I'm working on an OS X app in a multi-GPU setup (Mac Pro late-2013) that uses OpenCL (on the secondary GPU) to generate a texture which is later drawn to the screen with OpenGL (on the primary GPU). The app is CPU-bound due to calls to glBindTexture() and glBegin(), both of which are spending basically all of their time in:
_platform_memmove$VARIANT$Ivybridge
which is a part of the video driver:
AMDRadeonX4000GLDriver
Setup: creates the OpenGL texture (glPixelBuffer) and then its OpenCL counterpart (clPixelBuffer).
cl_int clerror = 0;
GLuint glPixelBuffer = 0;
cl_mem clPixelBuffer = 0;
glGenTextures(1, &glPixelBuffer);
glBindTexture(GL_TEXTURE_2D, glPixelBuffer);
glTexParameterf(GL_TEXTURE_2D, GL_TEXTURE_MAG_FILTER, GL_LINEAR);
glTexParameterf(GL_TEXTURE_2D, GL_TEXTURE_MIN_FILTER, GL_LINEAR);
glTexImage2D(GL_TEXTURE_2D, 0, GL_RGBA, 2048, 2048, 0, GL_RGBA, GL_FLOAT, NULL);
glBindTexture(GL_TEXTURE_2D, 0);
clPixelBuffer = clCreateFromGLTexture(_clShareGroupContext, CL_MEM_WRITE_ONLY, GL_TEXTURE_2D, 0, glPixelBuffer, &clerror);
Drawing code: maps the OpenGL texture onto the viewport.

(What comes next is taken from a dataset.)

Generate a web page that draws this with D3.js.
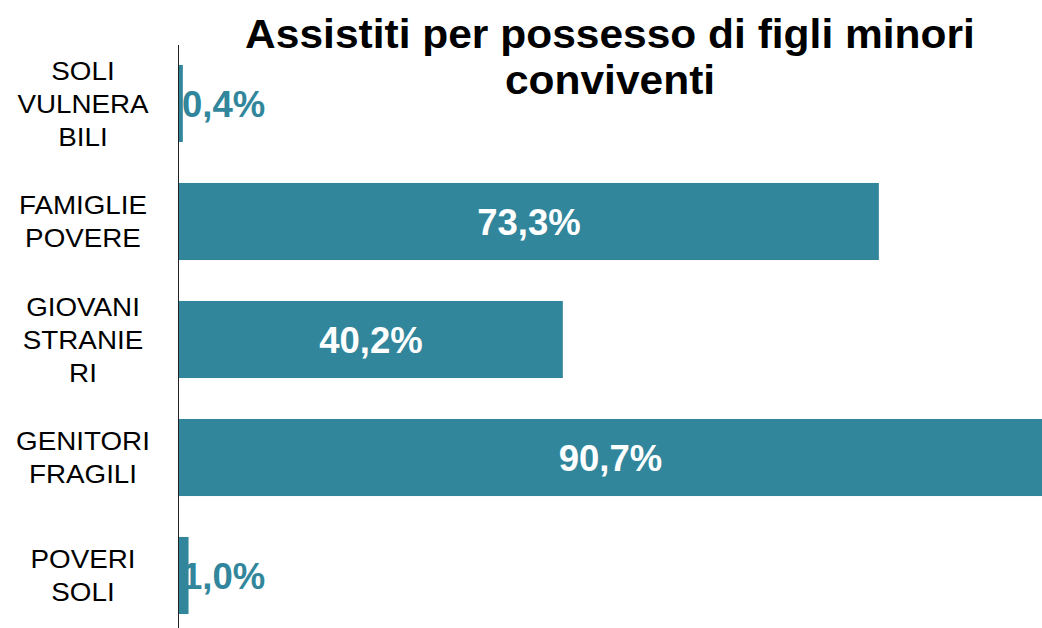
<!DOCTYPE html>
<html>
<head>
<meta charset="utf-8">
<script src="https://cdn.jsdelivr.net/npm/d3@7"></script>
<style>
  html, body { margin: 0; padding: 0; background: #ffffff; }
  svg { display: block; }
</style>
</head>
<body>
<svg id="chart" width="1042" height="628"></svg>
<script>
// Categories (top to bottom) and the share of assisted people with minor children
const categories = ["SOLI VULNERABILI", "FAMIGLIE POVERE", "GIOVANI STRANIERI", "GENITORI FRAGILI", "POVERI SOLI"];
const labelLines = [["SOLI", "VULNERA", "BILI"], ["FAMIGLIE", "POVERE"], ["GIOVANI", "STRANIE", "RI"], ["GENITORI", "FRAGILI"], ["POVERI", "SOLI"]];
const values = [0.4, 73.3, 40.2, 90.7, 1.0];
const valueLabels = ["0,4%", "73,3%", "40,2%", "90,7%", "1,0%"];
const titleLines = ["Assistiti per possesso di figli minori", "conviventi"];

const W = 1042, H = 628;
const svg = d3.select("#chart");
const barColor = "#32869c";
const font = "Liberation Sans, Arial, Helvetica, sans-serif";

const x = d3.scaleLinear().domain([0, 90.7]).range([179, 1045]);
const y = d3.scaleBand().domain(categories).range([44.5, 634.5])
  .paddingInner(0.347).paddingOuter(0.1735);

// Bars
svg.append("g").selectAll("rect")
  .data(categories)
  .join("rect")
  .attr("x", x(0))
  .attr("y", d => y(d))
  .attr("width", (d, i) => x(values[i]) - x(0))
  .attr("height", y.bandwidth())
  .attr("fill", barColor);

// Category axis: a plain vertical rule with wrapped labels
svg.append("line")
  .attr("x1", 178.5).attr("x2", 178.5)
  .attr("y1", 45).attr("y2", H)
  .attr("stroke", "#222").attr("stroke-width", 1);

const lineH = 33;
const cat = svg.append("g")
  .attr("transform", "translate(83,0) scale(1.09,1)")
  .selectAll("text")
  .data(categories)
  .join("text")
  .attr("text-anchor", "middle")
  .attr("font-family", font)
  .attr("font-size", 25.5)
  .attr("fill", "#000");
cat.each(function (d, i) {
  const lines = labelLines[i];
  const cy = y(d) + y.bandwidth() / 2;
  const first = cy - (lines.length - 1) * lineH / 2 + 9.5;
  d3.select(this).selectAll("tspan")
    .data(lines)
    .join("tspan")
    .attr("x", 0)
    .attr("y", (l, j) => first + j * lineH)
    .text(l => l);
});

// Value labels: inside the bar in white, or just right of the axis for tiny bars
svg.append("g").selectAll("text")
  .data(categories)
  .join("text")
  .attr("font-family", font)
  .attr("font-weight", "bold")
  .attr("font-size", 36.5)
  .attr("dominant-baseline", "central")
  .attr("y", d => y(d) + y.bandwidth() / 2 + 1)
  .each(function (d, i) {
    const inside = values[i] > 10;
    const sel = d3.select(this);
    if (inside) {
      const x1 = Math.min(x(values[i]), W);
      sel.attr("x", (x(0) + x1) / 2).attr("text-anchor", "middle").attr("fill", "#ffffff");
    } else {
      sel.attr("x", x(0) + 3).attr("text-anchor", "start").attr("fill", barColor);
    }
  })
  .text((d, i) => valueLabels[i]);

// Title, two centred lines, slightly condensed
const title = svg.append("g");
const t1 = title.append("text")
  .attr("font-family", font).attr("font-weight", "bold").attr("font-size", 41)
  .attr("text-anchor", "middle").attr("x", 0).attr("y", 48)
  .text(titleLines[0]);
title.append("text")
  .attr("font-family", font).attr("font-weight", "bold").attr("font-size", 41)
  .attr("text-anchor", "middle").attr("x", 0).attr("y", 94)
  .text(titleLines[1]);
const natural = t1.node().getComputedTextLength();
const sx = 730 / natural;
title.attr("transform", `translate(610,0) scale(${sx},1)`);
</script>
</body>
</html>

The entire NSOpenGLView is just this one texture.
glClear(GL_COLOR_BUFFER_BIT);
glBindTexture(GL_TEXTURE_2D, _glPixelBuffer); // <- spends cpu time here,
glBegin(GL_QUADS); // <- and here
glTexCoord2f(0., 0.); glVertex3f(-1.f, 1.f, 0.f);
glTexCoord2f(0., hr); glVertex3f(-1.f, -1.f, 0.f);
glTexCoord2f(wr, hr); glVertex3f( 1.f, -1.f, 0.f);
glTexCoord2f(wr, 0.); glVertex3f( 1.f, 1.f, 0.f);
glEnd();
glBindTexture(GL_TEXTURE_2D, 0);
glFlush();
After gaining control of the texture memory (via clEnqueueAcquireGLObjects()), the OpenCL kernel writes data to the texture and then releases control of it (via clEnqueueReleaseGLObjects()). The texture data should never exist in main memory (if I understand all of this correctly).
My question is: is it expected that so much CPU time is spent in memmove()? Is it indicative of a problem in my code? Or a bug in the driver, perhaps? My (unfounded) suspicion is that the texture data is moving via: GPUx -> CPU/RAM -> GPUy, which I'd like to avoid.